- _What you need to do_
Within the records below, find each line that holds the string "diagram", then copy it.

- _Extracted entries_
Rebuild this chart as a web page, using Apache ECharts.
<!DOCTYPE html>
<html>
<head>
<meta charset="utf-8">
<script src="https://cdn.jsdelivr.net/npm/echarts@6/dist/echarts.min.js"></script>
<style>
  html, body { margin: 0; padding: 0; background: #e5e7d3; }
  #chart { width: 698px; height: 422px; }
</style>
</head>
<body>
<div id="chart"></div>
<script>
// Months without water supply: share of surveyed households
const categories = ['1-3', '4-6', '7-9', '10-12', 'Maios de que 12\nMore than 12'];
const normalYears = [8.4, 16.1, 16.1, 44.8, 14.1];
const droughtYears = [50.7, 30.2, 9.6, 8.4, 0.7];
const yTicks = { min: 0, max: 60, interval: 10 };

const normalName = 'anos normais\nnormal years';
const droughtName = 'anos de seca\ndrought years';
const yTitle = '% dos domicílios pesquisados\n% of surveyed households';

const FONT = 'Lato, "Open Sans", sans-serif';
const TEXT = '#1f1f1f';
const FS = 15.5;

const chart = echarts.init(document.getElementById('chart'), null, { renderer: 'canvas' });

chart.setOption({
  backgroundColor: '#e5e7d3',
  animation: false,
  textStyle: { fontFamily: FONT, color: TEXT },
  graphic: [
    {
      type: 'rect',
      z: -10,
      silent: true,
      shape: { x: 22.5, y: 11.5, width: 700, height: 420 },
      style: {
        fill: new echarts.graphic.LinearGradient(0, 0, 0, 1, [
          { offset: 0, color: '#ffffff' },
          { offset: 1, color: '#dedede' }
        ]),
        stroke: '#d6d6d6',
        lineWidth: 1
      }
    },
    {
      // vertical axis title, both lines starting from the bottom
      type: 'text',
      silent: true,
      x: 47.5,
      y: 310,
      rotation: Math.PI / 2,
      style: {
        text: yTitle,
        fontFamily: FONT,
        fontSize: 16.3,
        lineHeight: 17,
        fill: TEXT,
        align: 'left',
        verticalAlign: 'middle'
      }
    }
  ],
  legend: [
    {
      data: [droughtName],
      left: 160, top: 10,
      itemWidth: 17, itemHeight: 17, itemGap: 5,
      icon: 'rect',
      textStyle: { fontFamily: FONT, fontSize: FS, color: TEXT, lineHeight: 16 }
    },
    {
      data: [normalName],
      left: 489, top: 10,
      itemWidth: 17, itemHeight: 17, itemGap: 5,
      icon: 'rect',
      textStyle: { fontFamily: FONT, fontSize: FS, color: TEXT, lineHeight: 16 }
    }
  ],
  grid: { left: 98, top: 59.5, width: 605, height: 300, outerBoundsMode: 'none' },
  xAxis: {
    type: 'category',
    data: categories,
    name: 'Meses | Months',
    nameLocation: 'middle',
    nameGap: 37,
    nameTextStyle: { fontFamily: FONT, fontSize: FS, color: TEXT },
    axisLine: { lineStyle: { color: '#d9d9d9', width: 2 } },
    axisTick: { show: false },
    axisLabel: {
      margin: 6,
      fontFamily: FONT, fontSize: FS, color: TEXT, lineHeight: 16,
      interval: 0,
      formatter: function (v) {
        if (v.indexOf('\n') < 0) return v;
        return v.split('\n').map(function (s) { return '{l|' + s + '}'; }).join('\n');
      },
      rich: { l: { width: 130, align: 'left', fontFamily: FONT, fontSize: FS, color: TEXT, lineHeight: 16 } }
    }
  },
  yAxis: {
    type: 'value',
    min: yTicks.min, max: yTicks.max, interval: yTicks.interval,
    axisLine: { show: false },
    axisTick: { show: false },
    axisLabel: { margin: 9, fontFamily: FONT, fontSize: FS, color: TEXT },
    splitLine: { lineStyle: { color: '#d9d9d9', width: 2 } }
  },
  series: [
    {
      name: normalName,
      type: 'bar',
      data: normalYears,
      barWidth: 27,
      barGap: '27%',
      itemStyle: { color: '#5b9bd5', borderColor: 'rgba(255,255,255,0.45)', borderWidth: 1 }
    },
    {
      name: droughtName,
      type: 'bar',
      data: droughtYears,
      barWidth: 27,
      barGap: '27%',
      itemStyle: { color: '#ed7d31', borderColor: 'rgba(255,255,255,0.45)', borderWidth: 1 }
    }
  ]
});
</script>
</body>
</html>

* * *

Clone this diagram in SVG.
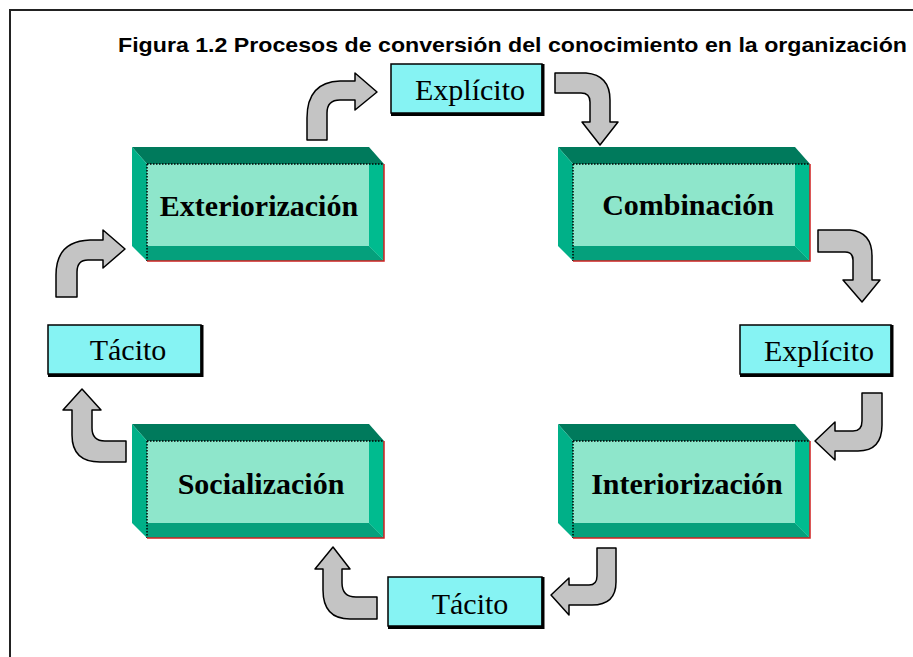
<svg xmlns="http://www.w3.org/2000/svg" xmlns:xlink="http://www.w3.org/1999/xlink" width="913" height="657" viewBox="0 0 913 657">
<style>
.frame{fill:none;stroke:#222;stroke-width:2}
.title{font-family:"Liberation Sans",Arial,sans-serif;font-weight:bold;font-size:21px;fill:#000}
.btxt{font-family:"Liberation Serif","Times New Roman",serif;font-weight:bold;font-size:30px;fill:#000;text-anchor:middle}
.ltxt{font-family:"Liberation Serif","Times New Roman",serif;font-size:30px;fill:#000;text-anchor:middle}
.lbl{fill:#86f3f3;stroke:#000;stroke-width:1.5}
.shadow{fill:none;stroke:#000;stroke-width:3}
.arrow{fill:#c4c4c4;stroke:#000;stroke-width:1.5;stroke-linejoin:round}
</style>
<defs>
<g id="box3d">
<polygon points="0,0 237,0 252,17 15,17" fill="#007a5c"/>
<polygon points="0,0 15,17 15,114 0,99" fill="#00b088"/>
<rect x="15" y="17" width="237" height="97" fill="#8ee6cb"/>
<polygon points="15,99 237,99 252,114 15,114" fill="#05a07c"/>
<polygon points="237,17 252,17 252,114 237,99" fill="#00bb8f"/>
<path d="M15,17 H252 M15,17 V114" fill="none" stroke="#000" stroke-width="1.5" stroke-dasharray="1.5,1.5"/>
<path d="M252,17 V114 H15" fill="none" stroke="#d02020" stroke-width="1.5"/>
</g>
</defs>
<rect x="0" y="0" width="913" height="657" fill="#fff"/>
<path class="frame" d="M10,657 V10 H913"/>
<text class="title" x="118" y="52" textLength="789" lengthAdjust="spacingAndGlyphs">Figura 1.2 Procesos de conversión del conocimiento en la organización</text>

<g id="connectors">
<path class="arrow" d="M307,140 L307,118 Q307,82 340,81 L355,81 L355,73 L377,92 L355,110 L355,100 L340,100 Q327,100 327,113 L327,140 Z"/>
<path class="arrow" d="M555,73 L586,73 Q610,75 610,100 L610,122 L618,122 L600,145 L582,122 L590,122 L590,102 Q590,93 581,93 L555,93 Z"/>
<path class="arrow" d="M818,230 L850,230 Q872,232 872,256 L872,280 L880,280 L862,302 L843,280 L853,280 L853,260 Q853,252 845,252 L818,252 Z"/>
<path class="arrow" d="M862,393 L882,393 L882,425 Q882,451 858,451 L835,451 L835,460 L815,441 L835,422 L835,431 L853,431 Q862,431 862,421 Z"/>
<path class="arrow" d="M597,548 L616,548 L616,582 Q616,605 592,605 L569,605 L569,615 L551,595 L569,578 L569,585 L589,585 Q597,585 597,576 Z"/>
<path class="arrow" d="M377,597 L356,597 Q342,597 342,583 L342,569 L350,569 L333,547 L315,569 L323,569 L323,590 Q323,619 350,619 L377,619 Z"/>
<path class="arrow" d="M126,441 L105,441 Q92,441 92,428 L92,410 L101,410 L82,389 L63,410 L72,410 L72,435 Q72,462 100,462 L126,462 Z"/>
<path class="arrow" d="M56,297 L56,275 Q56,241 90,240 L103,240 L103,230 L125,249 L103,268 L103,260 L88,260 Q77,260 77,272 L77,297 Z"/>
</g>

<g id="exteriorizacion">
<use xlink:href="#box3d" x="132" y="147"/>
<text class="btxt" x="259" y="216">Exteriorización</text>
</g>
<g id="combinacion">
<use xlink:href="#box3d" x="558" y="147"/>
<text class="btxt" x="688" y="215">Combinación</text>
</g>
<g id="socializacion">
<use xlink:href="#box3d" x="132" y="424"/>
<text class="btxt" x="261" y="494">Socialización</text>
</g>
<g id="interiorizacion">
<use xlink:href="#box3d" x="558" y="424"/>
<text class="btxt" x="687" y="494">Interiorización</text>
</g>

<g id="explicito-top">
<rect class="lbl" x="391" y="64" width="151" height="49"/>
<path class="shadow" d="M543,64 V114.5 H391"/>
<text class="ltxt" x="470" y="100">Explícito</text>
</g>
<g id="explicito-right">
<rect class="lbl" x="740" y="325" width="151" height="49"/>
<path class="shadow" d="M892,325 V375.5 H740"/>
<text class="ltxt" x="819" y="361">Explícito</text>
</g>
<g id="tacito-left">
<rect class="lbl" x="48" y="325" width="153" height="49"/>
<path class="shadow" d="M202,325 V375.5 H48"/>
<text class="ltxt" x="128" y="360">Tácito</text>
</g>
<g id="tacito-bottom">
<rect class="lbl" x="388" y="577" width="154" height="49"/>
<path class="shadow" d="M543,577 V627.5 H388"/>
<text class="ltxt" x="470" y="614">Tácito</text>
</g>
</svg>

--

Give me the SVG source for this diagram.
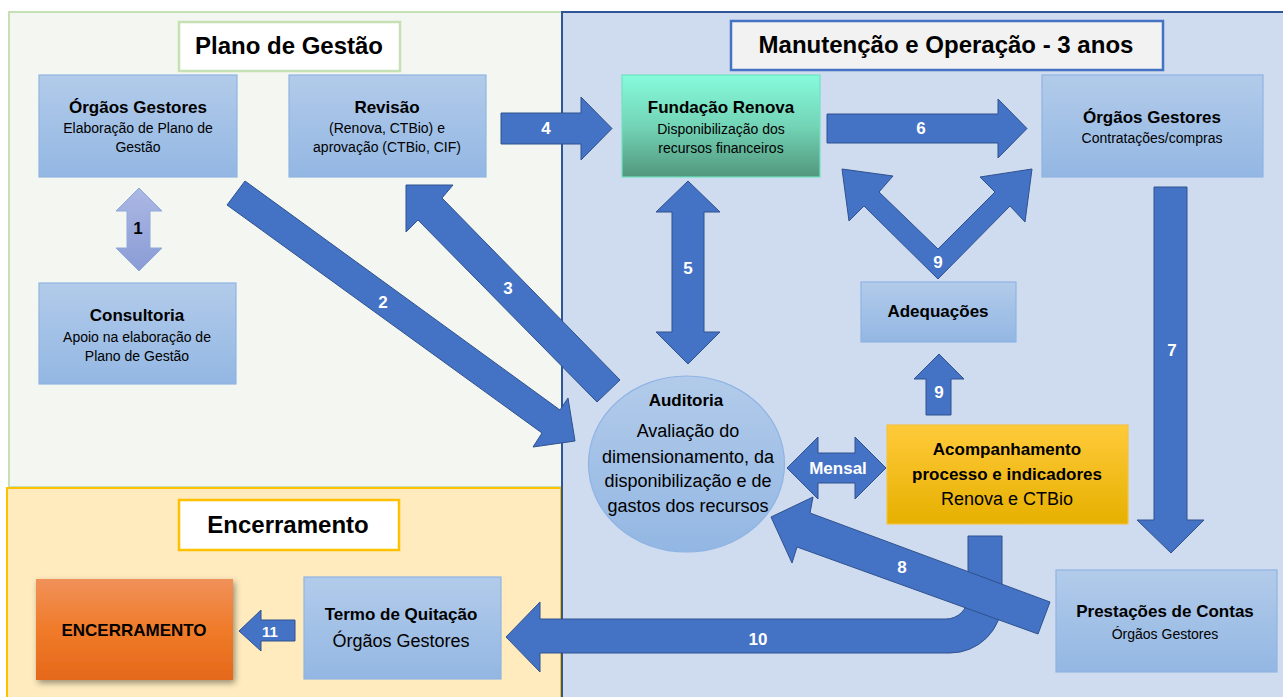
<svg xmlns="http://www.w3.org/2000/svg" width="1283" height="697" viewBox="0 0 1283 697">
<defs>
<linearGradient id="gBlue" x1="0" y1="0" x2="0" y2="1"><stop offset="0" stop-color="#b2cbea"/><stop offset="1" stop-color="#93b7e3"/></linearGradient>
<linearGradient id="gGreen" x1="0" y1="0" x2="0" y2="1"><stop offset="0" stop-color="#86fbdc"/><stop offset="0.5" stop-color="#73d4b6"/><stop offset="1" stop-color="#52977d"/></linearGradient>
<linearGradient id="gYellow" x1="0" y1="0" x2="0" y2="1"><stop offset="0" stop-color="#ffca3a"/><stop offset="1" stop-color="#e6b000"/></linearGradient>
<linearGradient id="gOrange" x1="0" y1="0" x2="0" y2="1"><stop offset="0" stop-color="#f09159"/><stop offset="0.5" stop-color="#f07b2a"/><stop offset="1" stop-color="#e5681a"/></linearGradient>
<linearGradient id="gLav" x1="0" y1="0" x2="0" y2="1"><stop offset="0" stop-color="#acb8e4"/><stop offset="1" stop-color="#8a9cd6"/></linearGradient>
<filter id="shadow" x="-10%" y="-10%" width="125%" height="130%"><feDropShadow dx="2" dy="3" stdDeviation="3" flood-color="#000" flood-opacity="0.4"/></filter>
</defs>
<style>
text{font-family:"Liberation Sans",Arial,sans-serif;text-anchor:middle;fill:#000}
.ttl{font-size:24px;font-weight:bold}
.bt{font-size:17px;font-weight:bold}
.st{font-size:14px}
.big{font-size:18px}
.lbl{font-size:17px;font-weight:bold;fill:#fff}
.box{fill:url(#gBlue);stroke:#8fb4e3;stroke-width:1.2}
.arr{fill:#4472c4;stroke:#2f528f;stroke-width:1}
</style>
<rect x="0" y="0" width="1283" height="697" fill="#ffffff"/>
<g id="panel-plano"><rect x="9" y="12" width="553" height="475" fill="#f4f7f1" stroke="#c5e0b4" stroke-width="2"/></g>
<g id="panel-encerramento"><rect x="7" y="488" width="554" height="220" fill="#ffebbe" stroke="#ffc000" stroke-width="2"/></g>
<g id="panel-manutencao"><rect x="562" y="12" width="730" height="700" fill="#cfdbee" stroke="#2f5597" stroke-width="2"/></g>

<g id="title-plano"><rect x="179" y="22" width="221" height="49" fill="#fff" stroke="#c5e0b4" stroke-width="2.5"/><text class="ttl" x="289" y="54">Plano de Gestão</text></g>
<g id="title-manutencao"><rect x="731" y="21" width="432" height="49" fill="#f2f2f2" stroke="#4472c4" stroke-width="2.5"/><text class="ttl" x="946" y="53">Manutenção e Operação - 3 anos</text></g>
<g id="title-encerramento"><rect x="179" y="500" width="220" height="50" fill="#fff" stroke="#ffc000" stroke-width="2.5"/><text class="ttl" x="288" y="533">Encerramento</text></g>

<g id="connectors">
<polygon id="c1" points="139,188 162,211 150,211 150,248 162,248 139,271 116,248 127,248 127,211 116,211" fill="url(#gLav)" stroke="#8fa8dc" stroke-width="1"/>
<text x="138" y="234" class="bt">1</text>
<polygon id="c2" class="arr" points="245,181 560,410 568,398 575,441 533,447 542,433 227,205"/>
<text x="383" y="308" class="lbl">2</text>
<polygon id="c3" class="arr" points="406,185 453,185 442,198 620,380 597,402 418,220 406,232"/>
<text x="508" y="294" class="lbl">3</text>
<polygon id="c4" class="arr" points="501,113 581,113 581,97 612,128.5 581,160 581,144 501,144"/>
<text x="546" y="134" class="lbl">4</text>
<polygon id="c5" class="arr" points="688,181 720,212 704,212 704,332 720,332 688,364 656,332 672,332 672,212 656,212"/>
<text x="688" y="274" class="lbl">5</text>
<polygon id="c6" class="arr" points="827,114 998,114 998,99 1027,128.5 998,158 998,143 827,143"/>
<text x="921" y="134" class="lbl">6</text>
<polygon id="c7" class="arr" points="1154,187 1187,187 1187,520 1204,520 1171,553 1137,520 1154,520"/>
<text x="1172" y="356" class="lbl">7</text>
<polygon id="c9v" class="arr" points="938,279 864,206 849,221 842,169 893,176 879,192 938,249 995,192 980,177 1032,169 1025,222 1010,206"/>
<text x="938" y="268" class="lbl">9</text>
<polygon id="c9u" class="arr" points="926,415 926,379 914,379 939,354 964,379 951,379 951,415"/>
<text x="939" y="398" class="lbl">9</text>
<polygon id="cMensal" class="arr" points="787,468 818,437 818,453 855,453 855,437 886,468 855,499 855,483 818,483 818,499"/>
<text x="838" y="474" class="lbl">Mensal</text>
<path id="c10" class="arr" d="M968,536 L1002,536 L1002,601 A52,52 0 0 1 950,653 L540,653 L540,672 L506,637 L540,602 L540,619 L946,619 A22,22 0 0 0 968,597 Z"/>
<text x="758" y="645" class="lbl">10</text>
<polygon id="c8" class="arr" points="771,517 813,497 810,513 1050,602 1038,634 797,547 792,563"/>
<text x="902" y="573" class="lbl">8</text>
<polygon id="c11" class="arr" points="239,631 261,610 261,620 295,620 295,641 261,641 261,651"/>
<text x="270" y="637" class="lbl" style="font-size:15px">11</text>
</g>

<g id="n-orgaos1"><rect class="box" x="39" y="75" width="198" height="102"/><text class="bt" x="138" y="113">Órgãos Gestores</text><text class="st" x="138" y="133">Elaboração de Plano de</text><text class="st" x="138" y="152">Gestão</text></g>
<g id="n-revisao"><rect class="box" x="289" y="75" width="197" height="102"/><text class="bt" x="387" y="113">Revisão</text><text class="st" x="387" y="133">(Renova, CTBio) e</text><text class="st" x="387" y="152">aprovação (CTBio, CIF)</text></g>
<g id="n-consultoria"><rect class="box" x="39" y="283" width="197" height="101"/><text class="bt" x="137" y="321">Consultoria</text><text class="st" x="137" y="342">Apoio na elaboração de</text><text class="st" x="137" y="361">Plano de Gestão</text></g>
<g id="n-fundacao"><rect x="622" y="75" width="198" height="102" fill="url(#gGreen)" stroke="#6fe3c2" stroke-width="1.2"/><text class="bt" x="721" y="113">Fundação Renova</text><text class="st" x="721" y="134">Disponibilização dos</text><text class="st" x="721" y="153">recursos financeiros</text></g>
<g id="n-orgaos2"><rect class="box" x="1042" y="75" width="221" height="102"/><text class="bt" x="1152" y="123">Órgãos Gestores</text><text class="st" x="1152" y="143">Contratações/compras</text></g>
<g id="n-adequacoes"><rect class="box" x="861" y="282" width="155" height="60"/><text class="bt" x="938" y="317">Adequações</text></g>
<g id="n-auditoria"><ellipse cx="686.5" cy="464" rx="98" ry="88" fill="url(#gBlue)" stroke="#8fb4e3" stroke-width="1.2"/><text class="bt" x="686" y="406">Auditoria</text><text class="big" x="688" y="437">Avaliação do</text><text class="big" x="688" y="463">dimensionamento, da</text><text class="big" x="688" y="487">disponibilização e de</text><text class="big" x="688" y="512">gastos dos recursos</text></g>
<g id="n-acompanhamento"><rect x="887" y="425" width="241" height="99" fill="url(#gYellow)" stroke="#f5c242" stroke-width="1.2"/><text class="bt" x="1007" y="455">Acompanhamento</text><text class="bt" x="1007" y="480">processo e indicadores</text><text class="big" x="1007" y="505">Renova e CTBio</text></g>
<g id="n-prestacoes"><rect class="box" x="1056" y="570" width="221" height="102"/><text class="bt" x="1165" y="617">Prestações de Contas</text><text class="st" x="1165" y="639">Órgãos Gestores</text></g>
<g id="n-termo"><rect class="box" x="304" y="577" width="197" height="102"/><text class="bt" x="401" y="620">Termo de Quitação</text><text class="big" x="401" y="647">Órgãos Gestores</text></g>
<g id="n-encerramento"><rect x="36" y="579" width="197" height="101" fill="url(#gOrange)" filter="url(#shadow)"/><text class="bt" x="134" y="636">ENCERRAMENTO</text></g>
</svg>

- _Answer below_
Clone this diagram in SVG.
Give me the SVG source for this diagram.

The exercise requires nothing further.